___ Data section ___

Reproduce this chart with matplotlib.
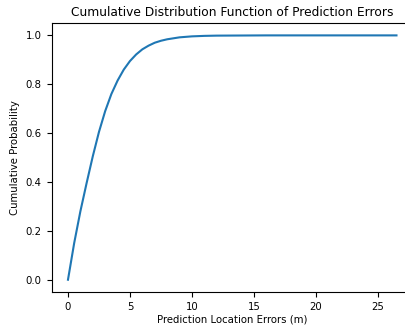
import matplotlib
matplotlib.use("Agg")
import matplotlib.pyplot as plt

errors = [0, 0.5, 1, 1.5, 2, 2.5, 3, 3.5, 4, 4.5, 5, 5.5, 6, 6.5, 7, 7.5, 8, 9, 10, 11, 12, 14, 16, 18, 20, 22, 24, 26.5]
cdf = [0, 0.15, 0.28, 0.395, 0.505, 0.605, 0.69, 0.76, 0.815, 0.86, 0.895, 0.922, 0.943, 0.958, 0.970, 0.978, 0.984, 0.992, 0.996, 0.998, 0.999, 0.9995, 1.0, 1.0, 1.0, 1.0, 1.0, 1.0]

fig = plt.figure(figsize=(4.06, 3.31), dpi=100)
ax = fig.add_axes([0.127, 0.118, 0.89, 0.812])
ax.plot(errors, cdf, color="#1f77b4", linewidth=1.5)
ax.set_title("Cumulative Distribution Function of Prediction Errors", fontsize=8.8, pad=5)
ax.set_xlabel("Prediction Location Errors (m)", fontsize=7.3, labelpad=2)
ax.set_ylabel("Cumulative Probability", fontsize=7.3)
ax.tick_params(labelsize=7.3)
ax.set_xticks([0, 5, 10, 15, 20, 25])
ax.set_yticks([0.0, 0.2, 0.4, 0.6, 0.8, 1.0])
fig.savefig("out.png", dpi=100)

___

Task brief: Please restate the material above line by line, exactly, beginning at its first line and ending with the line that contains "import matplotlib.pyplot as plt", without any pictures.

Exercise solution:
Reproduce this chart with matplotlib.
import matplotlib
matplotlib.use("Agg")
import matplotlib.pyplot as plt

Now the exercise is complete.